Stated exercise. Report every line in the listing that contains the string "this".

Task data.
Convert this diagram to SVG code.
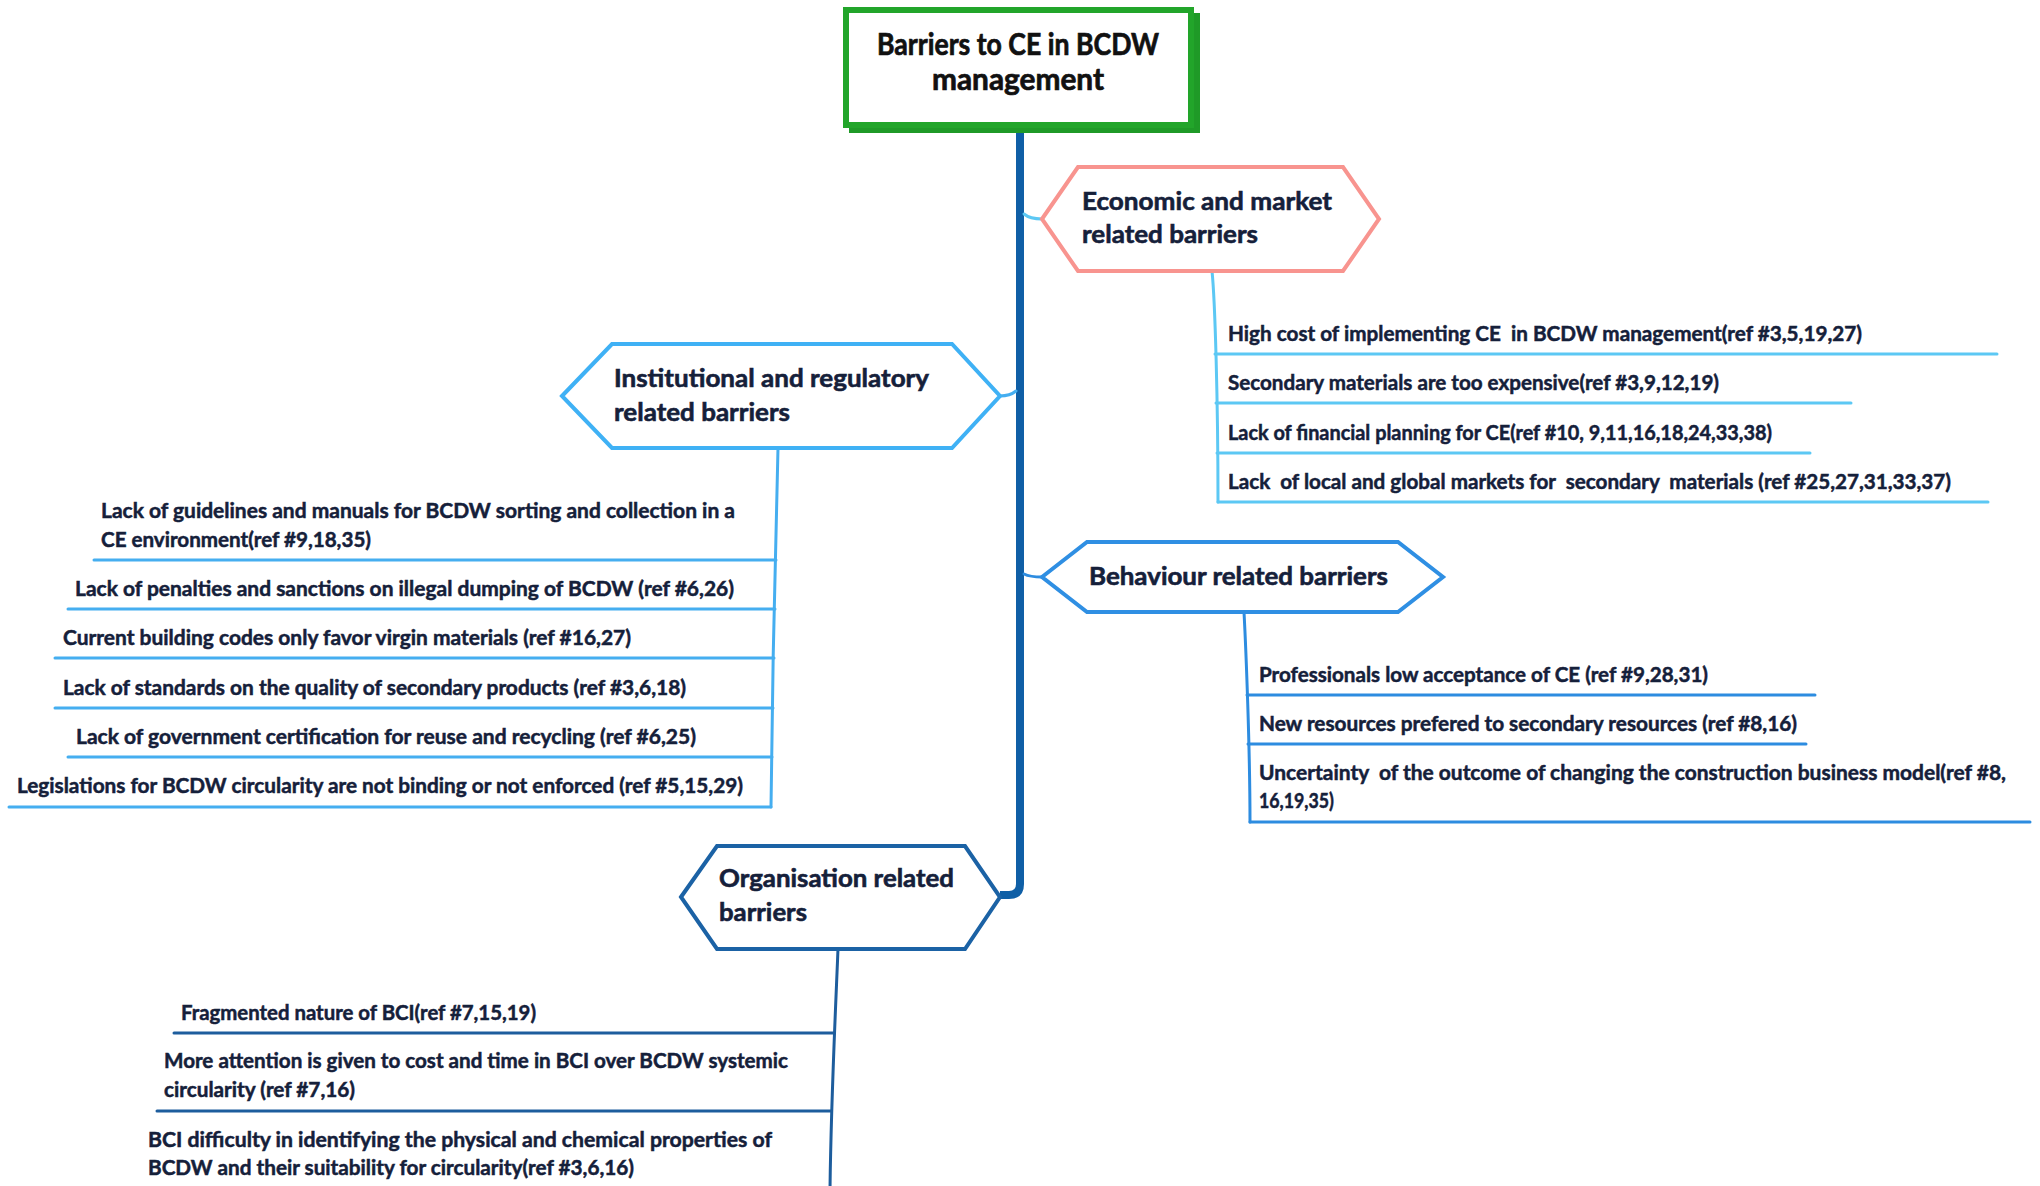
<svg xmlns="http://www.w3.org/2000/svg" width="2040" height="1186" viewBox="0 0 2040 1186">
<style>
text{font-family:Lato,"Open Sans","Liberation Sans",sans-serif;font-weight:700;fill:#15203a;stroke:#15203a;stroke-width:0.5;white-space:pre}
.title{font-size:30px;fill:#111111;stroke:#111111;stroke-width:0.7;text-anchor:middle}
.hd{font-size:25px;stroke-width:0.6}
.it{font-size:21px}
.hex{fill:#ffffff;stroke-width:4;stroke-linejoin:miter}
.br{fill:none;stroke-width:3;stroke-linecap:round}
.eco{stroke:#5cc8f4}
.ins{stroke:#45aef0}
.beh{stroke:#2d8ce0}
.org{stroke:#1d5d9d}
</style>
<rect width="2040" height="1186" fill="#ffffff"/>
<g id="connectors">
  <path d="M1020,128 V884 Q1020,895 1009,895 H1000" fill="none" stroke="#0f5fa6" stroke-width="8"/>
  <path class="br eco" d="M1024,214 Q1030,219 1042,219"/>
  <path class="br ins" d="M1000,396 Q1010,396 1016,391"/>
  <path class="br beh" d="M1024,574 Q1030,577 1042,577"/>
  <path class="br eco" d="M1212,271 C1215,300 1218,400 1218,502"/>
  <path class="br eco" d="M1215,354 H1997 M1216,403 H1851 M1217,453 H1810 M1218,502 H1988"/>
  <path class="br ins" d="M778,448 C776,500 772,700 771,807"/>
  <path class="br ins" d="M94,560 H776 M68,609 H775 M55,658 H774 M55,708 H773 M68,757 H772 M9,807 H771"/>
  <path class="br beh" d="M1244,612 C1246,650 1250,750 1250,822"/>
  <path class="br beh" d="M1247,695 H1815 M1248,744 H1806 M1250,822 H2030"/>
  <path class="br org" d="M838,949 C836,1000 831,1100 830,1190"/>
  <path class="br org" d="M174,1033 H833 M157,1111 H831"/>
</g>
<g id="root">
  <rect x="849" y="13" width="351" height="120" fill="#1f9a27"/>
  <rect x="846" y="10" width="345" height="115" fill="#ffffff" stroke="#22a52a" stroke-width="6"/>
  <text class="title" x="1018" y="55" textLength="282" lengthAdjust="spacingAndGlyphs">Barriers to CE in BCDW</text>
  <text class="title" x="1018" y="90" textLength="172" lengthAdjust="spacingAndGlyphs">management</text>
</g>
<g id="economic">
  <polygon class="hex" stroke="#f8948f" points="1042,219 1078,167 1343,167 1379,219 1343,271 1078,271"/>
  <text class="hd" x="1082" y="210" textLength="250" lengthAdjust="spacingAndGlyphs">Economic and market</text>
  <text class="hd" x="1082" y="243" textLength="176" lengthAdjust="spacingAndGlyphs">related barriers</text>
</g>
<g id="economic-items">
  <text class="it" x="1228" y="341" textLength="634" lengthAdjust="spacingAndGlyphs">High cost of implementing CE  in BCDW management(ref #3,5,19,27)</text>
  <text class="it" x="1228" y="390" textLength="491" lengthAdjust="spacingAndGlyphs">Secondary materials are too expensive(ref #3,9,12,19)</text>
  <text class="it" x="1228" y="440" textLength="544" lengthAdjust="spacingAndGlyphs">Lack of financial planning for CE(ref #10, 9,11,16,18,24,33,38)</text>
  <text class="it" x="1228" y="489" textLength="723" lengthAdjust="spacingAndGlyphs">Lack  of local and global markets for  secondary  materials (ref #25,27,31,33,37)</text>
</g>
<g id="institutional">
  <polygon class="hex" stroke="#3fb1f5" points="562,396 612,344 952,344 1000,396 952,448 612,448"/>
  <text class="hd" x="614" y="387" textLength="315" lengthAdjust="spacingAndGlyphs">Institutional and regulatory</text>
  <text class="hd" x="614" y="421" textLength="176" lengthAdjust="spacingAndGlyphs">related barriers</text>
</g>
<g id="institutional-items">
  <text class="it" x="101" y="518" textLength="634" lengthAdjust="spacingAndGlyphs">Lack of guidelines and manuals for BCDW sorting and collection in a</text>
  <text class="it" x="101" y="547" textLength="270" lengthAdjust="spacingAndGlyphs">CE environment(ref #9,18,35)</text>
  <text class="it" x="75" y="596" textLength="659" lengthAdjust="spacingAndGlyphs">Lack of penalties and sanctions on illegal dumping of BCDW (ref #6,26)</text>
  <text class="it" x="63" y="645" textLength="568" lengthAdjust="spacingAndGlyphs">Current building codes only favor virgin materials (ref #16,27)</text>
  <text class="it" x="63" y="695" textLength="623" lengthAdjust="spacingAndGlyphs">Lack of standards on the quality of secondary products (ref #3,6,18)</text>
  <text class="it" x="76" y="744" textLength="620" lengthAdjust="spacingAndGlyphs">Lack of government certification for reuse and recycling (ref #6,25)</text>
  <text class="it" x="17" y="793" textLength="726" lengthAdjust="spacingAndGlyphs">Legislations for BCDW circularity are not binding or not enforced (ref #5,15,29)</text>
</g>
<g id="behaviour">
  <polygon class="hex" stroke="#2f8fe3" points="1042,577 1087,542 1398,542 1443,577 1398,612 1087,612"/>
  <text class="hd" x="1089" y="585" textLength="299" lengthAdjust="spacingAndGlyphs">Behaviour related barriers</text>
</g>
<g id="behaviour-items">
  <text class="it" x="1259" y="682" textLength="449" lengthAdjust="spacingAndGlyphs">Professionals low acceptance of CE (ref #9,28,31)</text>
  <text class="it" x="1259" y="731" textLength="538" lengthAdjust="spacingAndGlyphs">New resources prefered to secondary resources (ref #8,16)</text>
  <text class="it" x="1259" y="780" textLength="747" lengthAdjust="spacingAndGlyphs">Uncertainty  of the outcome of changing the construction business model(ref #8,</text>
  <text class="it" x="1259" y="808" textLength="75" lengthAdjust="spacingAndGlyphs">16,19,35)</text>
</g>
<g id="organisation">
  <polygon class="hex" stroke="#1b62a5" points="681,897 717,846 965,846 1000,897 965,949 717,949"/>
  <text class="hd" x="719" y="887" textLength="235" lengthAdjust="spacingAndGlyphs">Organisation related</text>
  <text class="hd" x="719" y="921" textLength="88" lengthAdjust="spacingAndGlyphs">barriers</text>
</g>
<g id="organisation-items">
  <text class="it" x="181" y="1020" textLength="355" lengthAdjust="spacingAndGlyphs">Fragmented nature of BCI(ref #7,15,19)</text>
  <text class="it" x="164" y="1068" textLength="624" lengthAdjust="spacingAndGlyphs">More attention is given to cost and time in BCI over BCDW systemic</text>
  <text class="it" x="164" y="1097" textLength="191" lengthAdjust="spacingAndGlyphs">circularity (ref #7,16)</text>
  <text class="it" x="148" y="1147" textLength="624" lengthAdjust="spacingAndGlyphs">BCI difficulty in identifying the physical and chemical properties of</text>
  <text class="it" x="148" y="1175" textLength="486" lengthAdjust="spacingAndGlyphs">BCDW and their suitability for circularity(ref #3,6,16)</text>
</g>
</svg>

* * *

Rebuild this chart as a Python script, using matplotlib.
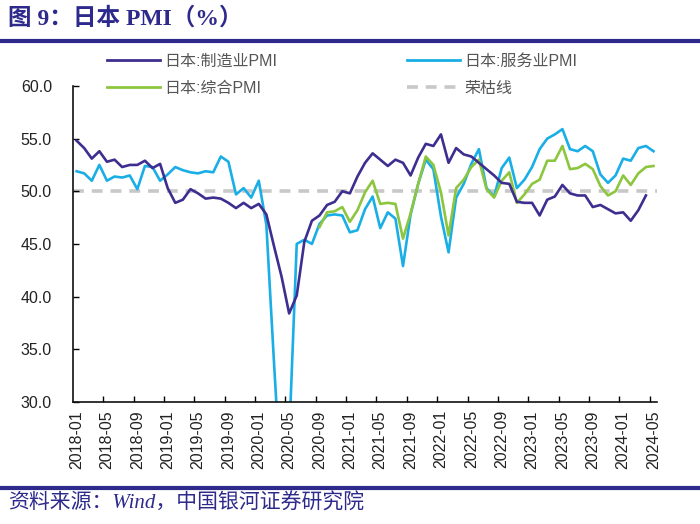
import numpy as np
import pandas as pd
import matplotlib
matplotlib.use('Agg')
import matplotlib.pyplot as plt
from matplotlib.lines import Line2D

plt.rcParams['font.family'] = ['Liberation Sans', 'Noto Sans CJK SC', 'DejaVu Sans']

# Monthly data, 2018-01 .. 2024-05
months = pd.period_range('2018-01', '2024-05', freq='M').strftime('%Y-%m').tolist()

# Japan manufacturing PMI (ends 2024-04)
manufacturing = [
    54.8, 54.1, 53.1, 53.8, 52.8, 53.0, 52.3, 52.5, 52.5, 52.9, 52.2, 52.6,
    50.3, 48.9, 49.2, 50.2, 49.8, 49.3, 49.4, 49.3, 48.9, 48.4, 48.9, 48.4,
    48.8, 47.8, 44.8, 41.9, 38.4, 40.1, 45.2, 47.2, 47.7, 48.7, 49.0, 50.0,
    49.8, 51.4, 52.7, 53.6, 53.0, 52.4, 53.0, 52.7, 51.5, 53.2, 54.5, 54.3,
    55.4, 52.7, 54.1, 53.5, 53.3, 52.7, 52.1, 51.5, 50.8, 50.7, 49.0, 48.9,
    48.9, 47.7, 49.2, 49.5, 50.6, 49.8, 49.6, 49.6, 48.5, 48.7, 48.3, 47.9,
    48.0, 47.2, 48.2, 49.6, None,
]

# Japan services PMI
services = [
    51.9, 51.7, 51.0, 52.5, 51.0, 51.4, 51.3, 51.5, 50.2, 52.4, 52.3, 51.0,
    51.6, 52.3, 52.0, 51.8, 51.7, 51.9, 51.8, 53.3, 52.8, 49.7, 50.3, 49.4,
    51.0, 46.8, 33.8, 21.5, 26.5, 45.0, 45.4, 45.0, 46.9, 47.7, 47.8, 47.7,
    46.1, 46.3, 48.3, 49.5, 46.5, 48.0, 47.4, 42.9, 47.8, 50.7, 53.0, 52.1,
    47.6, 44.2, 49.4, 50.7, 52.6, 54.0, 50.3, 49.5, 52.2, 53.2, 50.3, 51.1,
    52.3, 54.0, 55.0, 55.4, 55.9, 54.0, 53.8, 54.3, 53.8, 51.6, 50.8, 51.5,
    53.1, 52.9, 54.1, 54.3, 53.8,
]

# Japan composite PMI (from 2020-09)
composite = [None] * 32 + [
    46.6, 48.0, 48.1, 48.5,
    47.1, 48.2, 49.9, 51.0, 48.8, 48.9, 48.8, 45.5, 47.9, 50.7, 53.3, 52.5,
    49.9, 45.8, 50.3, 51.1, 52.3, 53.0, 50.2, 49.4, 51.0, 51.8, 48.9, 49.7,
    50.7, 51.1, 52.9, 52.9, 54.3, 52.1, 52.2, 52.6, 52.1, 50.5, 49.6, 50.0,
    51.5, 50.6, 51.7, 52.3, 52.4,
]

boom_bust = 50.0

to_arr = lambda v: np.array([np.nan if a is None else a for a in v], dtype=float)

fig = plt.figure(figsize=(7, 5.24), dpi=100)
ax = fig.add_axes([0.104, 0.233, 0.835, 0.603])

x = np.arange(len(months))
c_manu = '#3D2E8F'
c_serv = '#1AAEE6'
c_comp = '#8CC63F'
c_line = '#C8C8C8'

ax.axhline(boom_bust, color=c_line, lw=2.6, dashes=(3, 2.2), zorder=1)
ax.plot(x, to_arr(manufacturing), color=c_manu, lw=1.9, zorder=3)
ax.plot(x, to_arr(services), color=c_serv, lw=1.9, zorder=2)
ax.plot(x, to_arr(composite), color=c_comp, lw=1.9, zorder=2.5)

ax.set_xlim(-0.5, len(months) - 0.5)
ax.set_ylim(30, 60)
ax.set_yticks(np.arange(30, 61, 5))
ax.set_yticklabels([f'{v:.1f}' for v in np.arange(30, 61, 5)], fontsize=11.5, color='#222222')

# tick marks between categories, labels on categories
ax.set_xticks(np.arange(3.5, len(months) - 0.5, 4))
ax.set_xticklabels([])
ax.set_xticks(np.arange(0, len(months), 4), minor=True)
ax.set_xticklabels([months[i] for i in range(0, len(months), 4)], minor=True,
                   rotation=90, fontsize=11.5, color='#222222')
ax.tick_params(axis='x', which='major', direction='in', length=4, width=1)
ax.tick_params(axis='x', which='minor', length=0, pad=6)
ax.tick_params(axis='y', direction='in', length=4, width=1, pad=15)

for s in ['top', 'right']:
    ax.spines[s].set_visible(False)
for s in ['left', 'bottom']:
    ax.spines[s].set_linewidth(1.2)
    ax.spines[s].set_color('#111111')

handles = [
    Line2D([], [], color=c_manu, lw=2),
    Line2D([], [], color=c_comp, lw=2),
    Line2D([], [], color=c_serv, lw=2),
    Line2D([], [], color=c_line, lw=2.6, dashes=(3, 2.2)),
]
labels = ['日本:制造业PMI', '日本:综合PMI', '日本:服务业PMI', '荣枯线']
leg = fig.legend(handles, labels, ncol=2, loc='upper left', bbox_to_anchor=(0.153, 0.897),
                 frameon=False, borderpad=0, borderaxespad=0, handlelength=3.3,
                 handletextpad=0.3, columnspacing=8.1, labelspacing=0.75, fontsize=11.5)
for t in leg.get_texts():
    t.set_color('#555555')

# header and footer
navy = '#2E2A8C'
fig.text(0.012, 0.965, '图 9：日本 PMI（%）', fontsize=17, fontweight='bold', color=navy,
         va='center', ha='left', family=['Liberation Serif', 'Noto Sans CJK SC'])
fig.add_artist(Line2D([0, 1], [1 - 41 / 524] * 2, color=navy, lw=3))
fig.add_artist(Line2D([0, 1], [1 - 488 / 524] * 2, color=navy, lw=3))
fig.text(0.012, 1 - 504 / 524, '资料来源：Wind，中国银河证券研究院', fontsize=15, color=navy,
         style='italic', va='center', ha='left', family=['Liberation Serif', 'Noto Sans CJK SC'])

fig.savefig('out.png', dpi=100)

Problem solution.
Convert this diagram to SVG code.
Rebuild this chart as a Python script, using matplotlib.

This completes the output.